The charges were published in Kalam Sanay’iya, the magazine of the Center for Trade Union and Worker Services, which was shut down in March after the state accused it of threatening national security by encouraging workers to strike.

In the article, Helmy alleged that the management of the 15th of May Youth Center was corrupt, and laid the blame on Mohamed Mustafa Ibrahim, the chairman of its board and a member of the National Democratic Party who was once a parliamentary candidate.

When the article appeared, Ibrahim sued both Helmy and Abbas for “public abuse” and “defamation of his capacity as a public representative.”

The author claimed inside knowledge of the center’s operations because he was also a member of its board of directors, and, along with four other board members filed a complaint against Ibrahim before Cairo governor Abdel Azim Wazir last year.

Wazir assigned a task force to investigate the charges, which released a report last January confirming Helmy’s allegations of financial misconduct and recommending that Ibrahim be removed from his position.

In response, Wazir disbanded the entire board of the 15th of May Center, relieving both Helmy and Ibrahim of their duties.
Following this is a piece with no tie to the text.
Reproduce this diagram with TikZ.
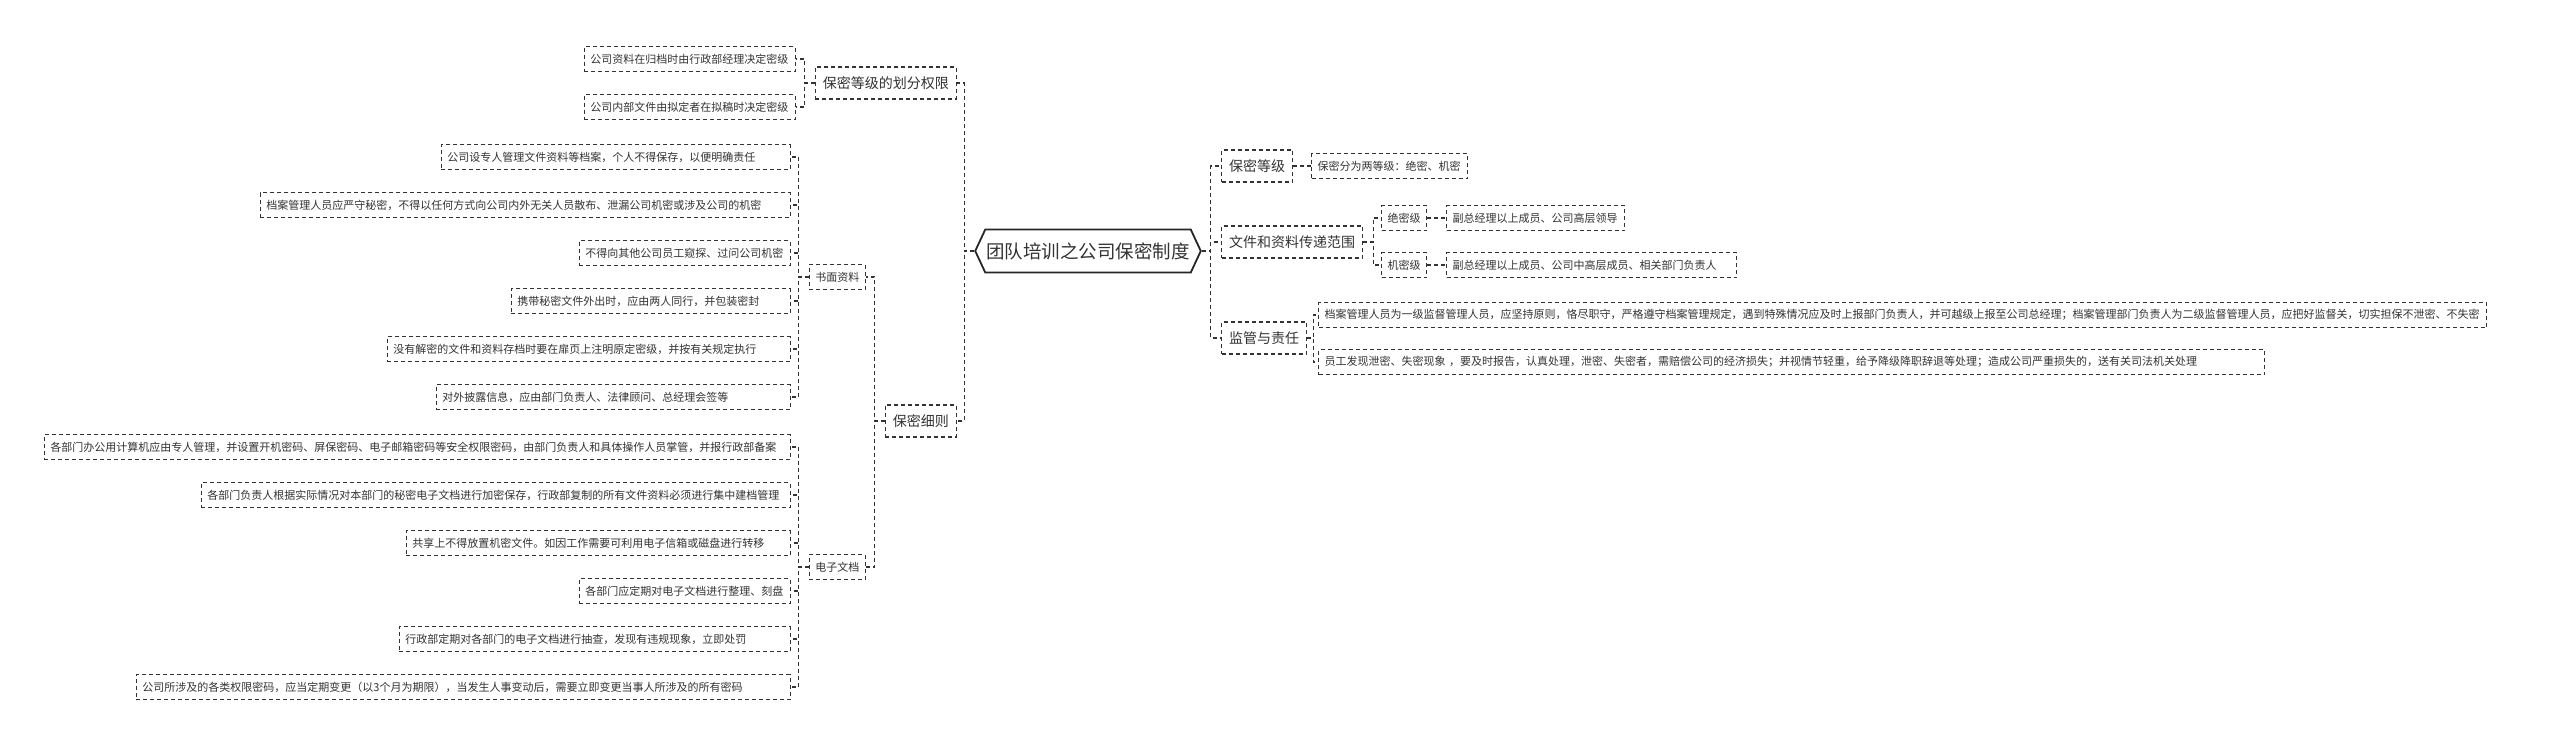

Abbas stands by the article, saying that the governor’s action against the center’s management proves that it was based on facts.

“The article that we published about the 15th of May Youth Center was based on facts and research,” he told Daily News Egypt.

“Those complaints and facts were all accurate and legitimate, and eventually led to solving many of the problems at the center.”

“Ibrahim filed his suit against both the writer and I before it was clear to everyone that the facts were true, and before the problems there were solved,” he added.

In a statement released to the media, the CTUWS expressed “extreme concern” at what it called an “unbelievable sentence.”

It says the sentence is just another example of the regime’s crackdown on both free speech and non-governmental organizations, and demanded the government “annul penalties which restrict freedom of publishing and also called for Egyptians to “defend freedom of expression.”